Directed by Simon West
Starring Jason Statham, Ben Foster, Donald Sutherland, Tony Goldwyn, Jeff Chase, Mini Anden
Written by Lewis John Carlino, Richard Wenk
The Mechanic was a huge hit for Charles Bronson; one of the films leading him from being a well-known supporting actor to a bankable leading star. The script, in its original form by Lewis John Carlino, featured two assassins in a game of sexual chess, as well as, you know, the killing. Refusals by such actors as George C. Scott to be in the movie until the sexual overtones muted led to script re-writes by Wenk into the straight, albeit more sensitive, straight up action thriller. Seeing his complete study of the master and apprentice relationship relegated to a “pseudo James Bond film,” was one of the biggest disappointments of Carlino’s career. One can’t help be believe that he wasn’t crying too hard while cashing the royalty checks from the increased audience of the more accessible film created in its wake.

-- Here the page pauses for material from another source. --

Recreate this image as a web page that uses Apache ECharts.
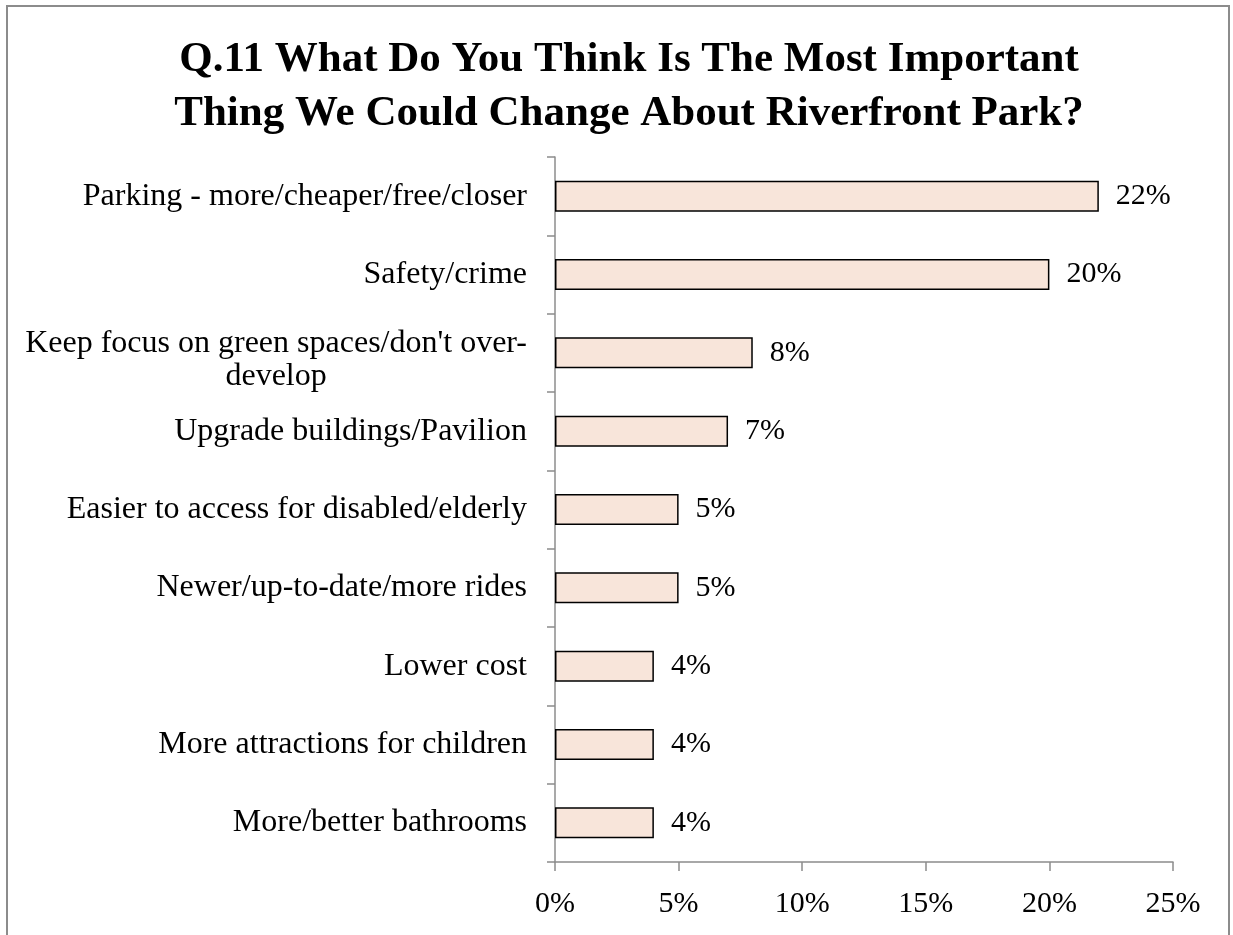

The closest that Simon West’s 2011 remake comes to its homosexual roots is a hit job on a massive (and incredibly strong) hit man who likes, ahem, Chihuahuas. This takes about 15 minutes to develop and, very violently conclude. Afterwards, to make sure we don’t mistake anything, the chihuahua is given to the token women bed object (Anden) who coos appreciatively as they walk away from her, and on to another job. This, of course, is just fine with me. I am not looking for any amount of that kind of depth to any of my hit man movies. If I want that, I will just go back and watch Leon. But then, the depth of Leon was that he was really just a child beneath all that professional killing.
The Mechanic is a technically proficient, well-paced action film, much like anything else Simon West has ever done. Then again, there’s also a lack of depth that is indicative of everything he has done. He is about the thrills, the action and the shots fired…and that is fine. These things just happen to be what Jason Statham is about as well. As a result, we see two (or three, if you count Foster) action stars doing what they do. Nothing in the film reeks of excess, unless you count the “new messiah” that you get to see for about 10 minutes. Even he, though, is only shown in snippets.

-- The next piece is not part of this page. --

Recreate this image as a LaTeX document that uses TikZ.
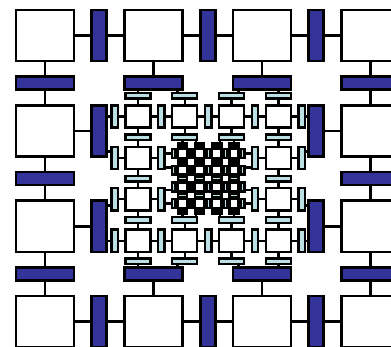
\documentclass[tikz,border=0pt]{standalone}
\usepackage{tikz}
\definecolor{bigbar}{RGB}{51,51,153}
\definecolor{smallbar}{RGB}{188,223,227}

\begin{document}
\begin{tikzpicture}[x=0.025cm,y=-0.025cm,
    cell/.style={draw=black,rectangle,inner sep=0pt},
    tileA/.style={cell,fill=white,line width=1.85pt,minimum width=1.45cm,minimum height=1.275cm},
    vbarA/.style={cell,fill=bigbar,line width=1.85pt,minimum width=0.375cm,minimum height=1.275cm},
    hbarA/.style={cell,fill=bigbar,line width=1.85pt,minimum width=1.45cm,minimum height=0.325cm},
    tileB/.style={cell,fill=white,line width=1.64pt,minimum width=0.625cm,minimum height=0.555cm},
    vbarB/.style={cell,fill=smallbar,line width=1.64pt,minimum width=0.1625cm,minimum height=0.555cm},
    hbarB/.style={cell,fill=smallbar,line width=1.64pt,minimum width=0.625cm,minimum height=0.14cm},
    tileC/.style={cell,fill=white,line width=1.75pt,minimum width=0.23cm,minimum height=0.2225cm},
    vbarC/.style={cell,fill=smallbar,line width=1.75pt,minimum width=0.085cm,minimum height=0.2225cm},
    hbarC/.style={cell,fill=smallbar,line width=1.75pt,minimum width=0.23cm,minimum height=0.075cm},
    linkA/.style={line width=1.85pt},
    linkB/.style={line width=1.64pt},
    linkC/.style={line width=1.75pt}]
\useasboundingbox (0,0) rectangle (391,347);
\clip (0,0) rectangle (391,347);

% outer ring
\foreach \i in {0,...,3}
  \foreach \j in {0,...,3} {
    \pgfmathtruncatemacro\hole{(\i>0)*(\i<3)*(\j>0)*(\j<3)}
    \ifnum\hole=0
      \node[tileA] (A-\i-\j) at ({45+108.5*\j},{35.5+95.4*\i}) {};
    \fi
  }
\foreach \i in {0,...,3}
  \foreach \k in {0,1,2} {
    \pgfmathtruncatemacro\nxt{\k+1}
    \pgfmathtruncatemacro\inrow{(\i>0)*(\i<3)}
    \pgfmathtruncatemacro\lefthole{\inrow*(\k>0)}
    \pgfmathtruncatemacro\righthole{\inrow*(\k<2)}
    \pgfmathtruncatemacro\barhole{\inrow*(\k==1)}
    \ifnum\barhole=0
      \node[vbarA] (Av-\i-\k) at ({99.25+108.5*\k},{35.5+95.4*\i}) {};
      \ifnum\lefthole=0 \draw[linkA] (A-\i-\k.east) -- (Av-\i-\k.west); \fi
      \ifnum\righthole=0 \draw[linkA] (Av-\i-\k.east) -- (A-\i-\nxt.west); \fi
    \fi
  }
\foreach \k in {0,1,2}
  \foreach \j in {0,...,3} {
    \pgfmathtruncatemacro\nxt{\k+1}
    \pgfmathtruncatemacro\incol{(\j>0)*(\j<3)}
    \pgfmathtruncatemacro\tophole{\incol*(\k>0)}
    \pgfmathtruncatemacro\bothole{\incol*(\k<2)}
    \pgfmathtruncatemacro\barhole{\incol*(\k==1)}
    \ifnum\barhole=0
      \node[hbarA] (Ah-\k-\j) at ({45+108.5*\j},{83.2+95.4*\k}) {};
      \ifnum\tophole=0 \draw[linkA] (A-\k-\j.south) -- (Ah-\k-\j.north); \fi
      \ifnum\bothole=0 \draw[linkA] (Ah-\k-\j.south) -- (A-\nxt-\j.north); \fi
    \fi
  }

% second ring
\foreach \i in {0,...,3}
  \foreach \j in {0,...,3} {
    \pgfmathtruncatemacro\hole{(\i>0)*(\i<3)*(\j>0)*(\j<3)}
    \ifnum\hole=0
      \node[tileB] (B-\i-\j) at ({138+46.8*\j},{116.5+41.4*\i}) {};
    \fi
  }
\foreach \i in {0,...,3}
  \foreach \k in {0,...,4} {
    \pgfmathtruncatemacro\prv{\k-1}
    \pgfmathtruncatemacro\inrow{(\i>0)*(\i<3)}
    \pgfmathtruncatemacro\lefthole{(\k==0)+\inrow*(\k>1)*(\k<4)}
    \pgfmathtruncatemacro\righthole{(\k==4)+\inrow*(\k>0)*(\k<3)}
    \pgfmathtruncatemacro\barhole{\inrow*(\k==2)}
    \ifnum\barhole=0
      \node[vbarB] (Bv-\i-\k) at ({114.6+46.8*\k},{116.5+41.4*\i}) {};
      \ifnum\lefthole=0 \draw[linkB] (B-\i-\prv.east) -- (Bv-\i-\k.west); \fi
      \ifnum\righthole=0 \draw[linkB] (Bv-\i-\k.east) -- (B-\i-\k.west); \fi
    \fi
  }
\foreach \k in {0,...,4}
  \foreach \j in {0,...,3} {
    \pgfmathtruncatemacro\prv{\k-1}
    \pgfmathtruncatemacro\incol{(\j>0)*(\j<3)}
    \pgfmathtruncatemacro\tophole{(\k==0)+\incol*(\k>1)*(\k<4)}
    \pgfmathtruncatemacro\bothole{(\k==4)+\incol*(\k>0)*(\k<3)}
    \pgfmathtruncatemacro\barhole{\incol*(\k==2)}
    \ifnum\barhole=0
      \node[hbarB] (Bh-\k-\j) at ({138+46.8*\j},{95.8+41.4*\k}) {};
      \ifnum\tophole=0 \draw[linkB] (B-\prv-\j.south) -- (Bh-\k-\j.north); \fi
      \ifnum\bothole=0 \draw[linkB] (Bh-\k-\j.south) -- (B-\k-\j.north); \fi
    \fi
  }
\foreach \i in {1,2}
  \foreach \h in {0,1} {
    \pgfmathtruncatemacro\rw{2*\i-2+\h}
    \pgfmathsetmacro\ym{(max(10+95.4*\i,105.4+41.4*\rw)+min(61+95.4*\i,127.6+41.4*\rw))/2}
    \draw[linkB] (Av-\i-0.east |- 0,\ym) -- (Bv-\rw-0.west |- 0,\ym);
    \draw[linkB] (Bv-\rw-4.east |- 0,\ym) -- (Av-\i-2.west |- 0,\ym);
  }
\foreach \j in {1,2}
  \foreach \h in {0,1} {
    \pgfmathtruncatemacro\cl{2*\j-2+\h}
    \pgfmathsetmacro\xm{(max(16+108.5*\j,125.5+46.8*\cl)+min(74+108.5*\j,150.5+46.8*\cl))/2}
    \draw[linkB] (Ah-0-\j.south -| \xm,0) -- (Bh-0-\cl.north -| \xm,0);
    \draw[linkB] (Bh-4-\cl.south -| \xm,0) -- (Ah-2-\j.north -| \xm,0);
  }

% core
\foreach \i in {0,...,3}
  \foreach \j in {0,...,3}
    \node[tileC] (C-\i-\j) at ({182.4+17.2*\j},{153.55+16.7*\i}) {};
\foreach \i in {0,...,3}
  \foreach \k in {0,...,4} {
    \pgfmathtruncatemacro\prv{\k-1}
    \node[vbarC] (Cv-\i-\k) at ({173.8+17.2*\k},{153.55+16.7*\i}) {};
    \ifnum\k>0 \draw[linkC] (C-\i-\prv.east) -- (Cv-\i-\k.west); \fi
    \ifnum\k<4 \draw[linkC] (Cv-\i-\k.east) -- (C-\i-\k.west); \fi
  }
\foreach \k in {0,...,4}
  \foreach \j in {0,...,3} {
    \pgfmathtruncatemacro\prv{\k-1}
    \node[hbarC] (Ch-\k-\j) at ({182.4+17.2*\j},{145.2+16.7*\k}) {};
    \ifnum\k>0 \draw[linkC] (C-\prv-\j.south) -- (Ch-\k-\j.north); \fi
    \ifnum\k<4 \draw[linkC] (Ch-\k-\j.south) -- (C-\k-\j.north); \fi
  }
\foreach \i in {1,2}
  \foreach \h in {0,1} {
    \pgfmathtruncatemacro\rw{2*\i-2+\h}
    \pgfmathsetmacro\ym{(max(105.4+41.4*\i,149.1+16.7*\rw)+min(127.6+41.4*\i,158+16.7*\rw))/2}
    \draw[linkC] (Bv-\i-1.east |- 0,\ym) -- (Cv-\rw-0.west |- 0,\ym);
    \draw[linkC] (Cv-\rw-4.east |- 0,\ym) -- (Bv-\i-3.west |- 0,\ym);
  }
\foreach \j in {1,2}
  \foreach \h in {0,1} {
    \pgfmathtruncatemacro\cl{2*\j-2+\h}
    \pgfmathsetmacro\xm{(max(125.5+46.8*\j,177.8+17.2*\cl)+min(150.5+46.8*\j,187+17.2*\cl))/2}
    \draw[linkC] (Bh-1-\j.south -| \xm,0) -- (Ch-0-\cl.north -| \xm,0);
    \draw[linkC] (Ch-4-\cl.south -| \xm,0) -- (Bh-3-\j.north -| \xm,0);
  }
\end{tikzpicture}
\end{document}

There is nothing in this film you have not seen in the past. There’s a wizened, worn down mentor (Sutherland). There’s a reliable blind black man. There’s the eye candy objectified and never pondered. There is the classical music played for solace of a seemingly empty soul. There’s the faceless bad guy whose fate is to be revealed and die badly. There are plenty of quick cuts, a few kicks and, like discussed already, a few bullets.
Ben Foster is an interesting actor. His characters are rarely straight up bad, and almost never good. In this movie, he plays a son who’s disappointed his father in life. After the first act, he is a wronged man. How he handles this is at first getting drunk, and then shooting up his father’s house. Then he makes a misguided attempt at procuring justice for himself. When he makes a hit, it is for a different reason than his mentor (Statham). Sloppier, angrier, but still seen as effective in the shortened time span from his introduction to his development as a hit man. With the master, he stifles his emotions, until the time comes that they have to rise to the surface. His character would seem the most noble, when compared to the original’s Jan Michael Vincent, who was a sociopath of the nature of Scorpio from Dirty Harry.

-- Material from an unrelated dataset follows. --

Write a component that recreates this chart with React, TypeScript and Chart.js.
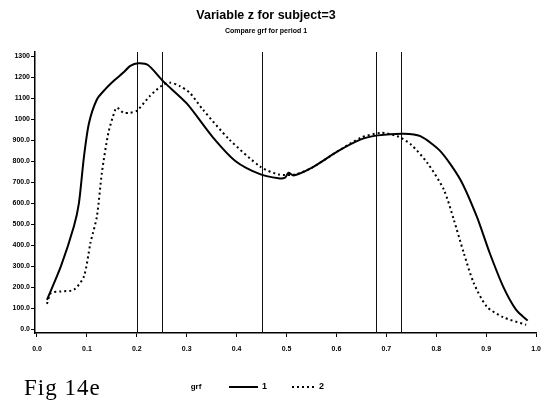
import { useEffect, useRef } from "react";
import { Chart, registerables } from "chart.js";

Chart.register(...registerables);

const titleText = "Variable z for subject=3";
const subtitleText = "Compare grf for period 1";
const legendTitle = "grf";
const seriesLabels = ["1", "2"];
const figCaption = "Fig 14e";

const xTicks = [0, 0.1, 0.2, 0.3, 0.4, 0.5, 0.6, 0.7, 0.8, 0.9, 1.0];
const yTicks = [0, 100, 200, 300, 400, 500, 600, 700, 800, 900, 1000, 1100, 1200, 1300];
const refLines = [0.2, 0.25, 0.45, 0.68, 0.73];

const grf1X = [0.02, 0.048, 0.074, 0.084, 0.094, 0.104, 0.12, 0.137, 0.155, 0.173, 0.187, 0.203, 0.223, 0.253, 0.3, 0.352, 0.398, 0.448, 0.484, 0.497, 0.504, 0.514, 0.55, 0.603, 0.649, 0.683, 0.735, 0.768, 0.808, 0.848, 0.881, 0.907, 0.934, 0.96, 0.983];
const grf1Y = [140, 300, 490, 600, 820, 980, 1094, 1143, 1185, 1222, 1254, 1266, 1257, 1180, 1075, 915, 800, 737, 719, 722, 745, 732, 768, 848, 904, 923, 931, 919, 848, 713, 537, 363, 203, 92, 41];

const grf2X = [0.02, 0.028, 0.048, 0.074, 0.094, 0.107, 0.12, 0.13, 0.143, 0.157, 0.161, 0.173, 0.187, 0.2, 0.226, 0.249, 0.266, 0.286, 0.306, 0.332, 0.385, 0.448, 0.484, 0.517, 0.55, 0.603, 0.649, 0.689, 0.722, 0.749, 0.782, 0.815, 0.835, 0.855, 0.875, 0.901, 0.934, 0.98];
const grf2Y = [121, 172, 180, 188, 251, 410, 537, 745, 935, 1047, 1055, 1031, 1031, 1040, 1110, 1158, 1174, 1158, 1126, 1047, 904, 773, 737, 737, 768, 848, 912, 935, 919, 880, 792, 665, 522, 363, 220, 108, 57, 21];

const toPoints = (xs: number[], ys: number[]) => xs.map((x, i) => ({ x, y: ys[i] }));

const SANS = "'Liberation Sans', Arial, sans-serif";

const refLinePlugin = {
  id: "refLines",
  beforeDatasetsDraw(chart: any) {
    const { ctx, chartArea, scales } = chart;
    ctx.save();
    ctx.strokeStyle = "#111";
    ctx.lineWidth = 1;
    refLines.forEach((v) => {
      const px = Math.round(scales.x.getPixelForValue(v)) + 0.5;
      ctx.beginPath();
      ctx.moveTo(px, chartArea.top);
      ctx.lineTo(px, chartArea.bottom);
      ctx.stroke();
    });
    ctx.restore();
  },
};

const textPlugin = {
  id: "texts",
  afterDraw(chart: any) {
    const { ctx } = chart;
    ctx.save();
    ctx.fillStyle = "#000";
    ctx.textAlign = "center";
    ctx.textBaseline = "middle";
    ctx.font = `bold 12.5px ${SANS}`;
    ctx.fillText(titleText, 266, 16);
    ctx.font = `bold 7px ${SANS}`;
    ctx.fillText(subtitleText, 266, 31);

    // legend
    const ly = 387;
    ctx.font = `bold 8px ${SANS}`;
    ctx.fillText(legendTitle, 196, ly);
    ctx.strokeStyle = "#000";
    ctx.lineWidth = 2;
    ctx.beginPath();
    ctx.moveTo(229, ly);
    ctx.lineTo(258, ly);
    ctx.stroke();
    ctx.font = `bold 9px ${SANS}`;
    ctx.textAlign = "left";
    ctx.fillText(seriesLabels[0], 262, ly);
    ctx.setLineDash([2, 3]);
    ctx.beginPath();
    ctx.moveTo(292, ly);
    ctx.lineTo(314, ly);
    ctx.stroke();
    ctx.setLineDash([]);
    ctx.fillText(seriesLabels[1], 319, ly);

    ctx.font = `23px 'Liberation Serif', 'Times New Roman', serif`;
    ctx.textAlign = "left";
    try {
      (ctx as any).letterSpacing = "1px";
    } catch (e) {}
    ctx.fillText(figCaption, 24, 389);
    ctx.restore();
  },
};

export default function App() {
  const ref = useRef<HTMLCanvasElement | null>(null);
  useEffect(() => {
    if (!ref.current) return;
    const chart = new Chart(ref.current, {
      type: "scatter",
      data: {
        datasets: [
          {
            label: seriesLabels[0],
            data: toPoints(grf1X, grf1Y),
            showLine: true,
            borderColor: "#000",
            borderWidth: 2,
            pointRadius: 0,
            tension: 0.25,
            fill: false,
          },
          {
            label: seriesLabels[1],
            data: toPoints(grf2X, grf2Y),
            showLine: true,
            borderColor: "#000",
            borderWidth: 2,
            borderDash: [2, 3],
            pointRadius: 0,
            tension: 0.25,
            fill: false,
          },
        ],
      },
      options: {
        animation: false,
        responsive: false,
        devicePixelRatio: 1,
        layout: { padding: { top: 52, right: 8, bottom: 0, left: 0 } },
        plugins: {
          legend: { display: false },
          title: { display: false },
          tooltip: { enabled: false },
        },
        scales: {
          x: {
            type: "linear",
            min: -0.004,
            max: 1.0,
            afterBuildTicks: (s: any) => {
              s.ticks = xTicks.map((v) => ({ value: v }));
            },
            afterFit: (s: any) => {
              s.height = 74;
            },
            ticks: {
              callback: (v: any) => Number(v).toFixed(1),
              font: { size: 7, weight: "bold", family: SANS },
              color: "#000",
              padding: 8,
              maxRotation: 0,
              autoSkip: false,
            },
            grid: { drawOnChartArea: false, drawTicks: true, tickLength: 4, color: "#000", lineWidth: 1 },
            border: { display: true, color: "#000", width: 1.5 },
          },
          y: {
            type: "linear",
            min: -18,
            max: 1320,
            afterBuildTicks: (s: any) => {
              s.ticks = yTicks.map((v) => ({ value: v }));
            },
            afterFit: (s: any) => {
              s.width = 35;
            },
            ticks: {
              callback: (v: any) => (Number(v) >= 1000 ? String(v) : Number(v).toFixed(1)),
              font: { size: 7, weight: "bold", family: SANS },
              color: "#000",
              padding: 1,
              autoSkip: false,
            },
            grid: { drawOnChartArea: false, drawTicks: true, tickLength: 4, color: "#000", lineWidth: 1 },
            border: { display: true, color: "#000", width: 1.5 },
          },
        },
      },
      plugins: [refLinePlugin, textPlugin],
    });
    return () => chart.destroy();
  }, []);

  return (
    <div style={{ position: "fixed", left: 0, top: 0, width: 549, height: 407, background: "#fff" }}>
      <canvas ref={ref} width={549} height={407} style={{ display: "block" }} />
    </div>
  );
}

For his part, Statham is no different than he has been in any of the myriad of action films of his career. He lingers a little, to show he’s thinking about something, and then he goes about his work. We are not given anything in the way of a driving force for him, other than his house and solace in classical music. For him, the only thing he lives for is revenge when his own mentor lands on the hit list. Another difference between the movies is here with the final showdown between master and student. In the original, the master has something broken inside. We know that there is a real chance that he may want to die, but not to necessarily lose. There is no such ambiguity in West and Statham’s version. It’s cat and mouse all the way, and the cat is not in the mood to spare even one of his lives.
For this, I can’t necessarily say that the movie is anything more than an exercise in gun play and you done me wrong. The irony of going after one guy for a hit, while not even bothering (in the presumed months of training) to explain to your student the circumstances to why he may eventually want to come after you leaves one so removed from their feelings they become less interesting. Almost inhuman. You know, like a killing machine. Even Arnold Schwarzenegger knew better than that. Even robots need to have a little flair.